Dr. Jewon Woo, associate professor of English, was selected as one of the 26 national inaugural scholars for the Mellon/ACLS Community College Fellowship. Led by the American Counsel of Learned Societies (ACLS), the fellowship supports research projects from humanities and social science faculty who teach at two-year colleges. The scholars who conduct research on a wide range of topics, bring their findings back to their classrooms and communities. The foundation provides money to foster their studies, and in the process build up community with the fellowship.
In her proposal, titled From Archival Absence to Digital Presence: (Dis)Covering the 19th-Century Black Press in Ohio, Dr.

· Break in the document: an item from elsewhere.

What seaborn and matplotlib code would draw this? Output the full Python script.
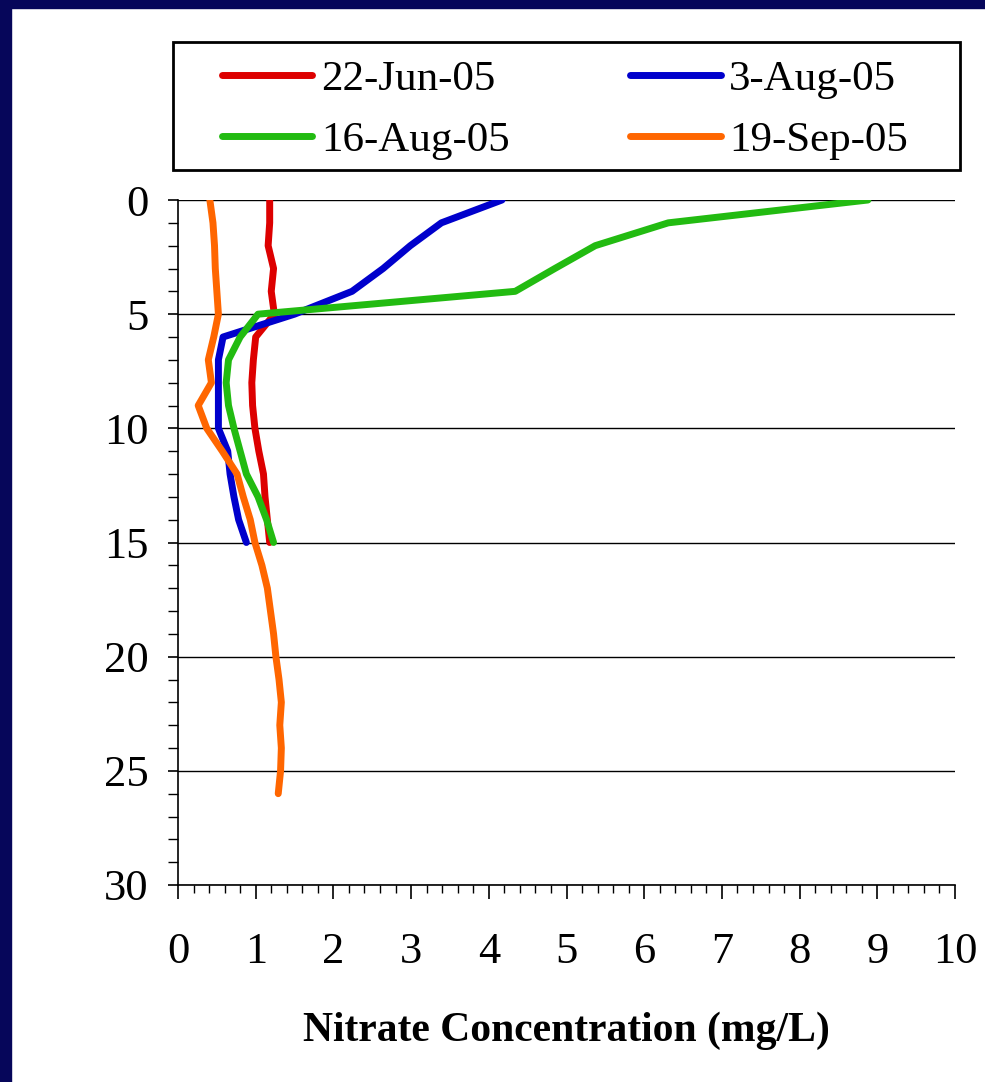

Woo’s project, “investigates the 19th-century Black Press in Ohio through archival and Digital Humanities tools to illuminate its distinctively collaborative editorship.” Dr. Woo went on to add that “by filling the gap in the digitization of historic periodicals by curating the under-studied press and also reconsider the place of Black periodicals in literary study to display the hybridity and dynamics of African American’s communal life in 19th-century Ohio.” Finally, she adds, “This study can bring the almost forgotten historic texts to light through the humanistic use of digital technology so that we can learn the complexity of early African American’s communal life.”
Dr. Woo had applied for the fellowship last September and was notified of her selection back at the end of March. When looking back to when she was notified of her selection, Dr. Woo recalls, “shaking and couldn’t believe it at all, and didn’t expect to get it at all.”
President, Dr. Marcia Ballinger, Ph.D was the one who proudly gave Dr. Woo the news of her selection, saying, “We are so proud of [her] for this tremendous distinction and honor. [She] makes us LCCC Proud!”
Dr. Woo mentioned the recognition of the scholars was very important, especially with the fact all were among community colleges. She mentioned that the dedication is overlooked because some belittle community colleges, but is happy community colleges have been recognized.
For being selected among 26 scholars, Dr. Woo will receive a $40,000 grant from The Andrew W. Mellon Foundation. Dr. Woo plans to use the money for more research to develop “a webpage as an open source for the learning public black newspapers published in Ohio by utilizing a set of techniques for text analysts and data visualization.” She also plans to visit communities such as Pittsburg, Columbus, College Park, Cincinnati, and Worcester for more research on black print culture. Dr. Woo also plans to publish an article based on her research, aiming at analysts of African American life.
Dr. Woo was born in South Korea. She was an undergraduate in Korean literature. She loved to write and read, and by chance got to study American literature. “I enjoyed studying as an outsider,” said Dr. Woo. This passion for reading literature led her to reading African American history and literature, saying she was “enchanted” by them.”
Dr. Woo earned her first master’s degree in Comparative Literature at the Seoul National University in South Korea. Through an exchange program she had an opportunity to study for her second MA in English at the University of Northern Iowa, and eventually earned her Ph.D. at the University of Minnesota by focusing on American Literature and African Diaspora.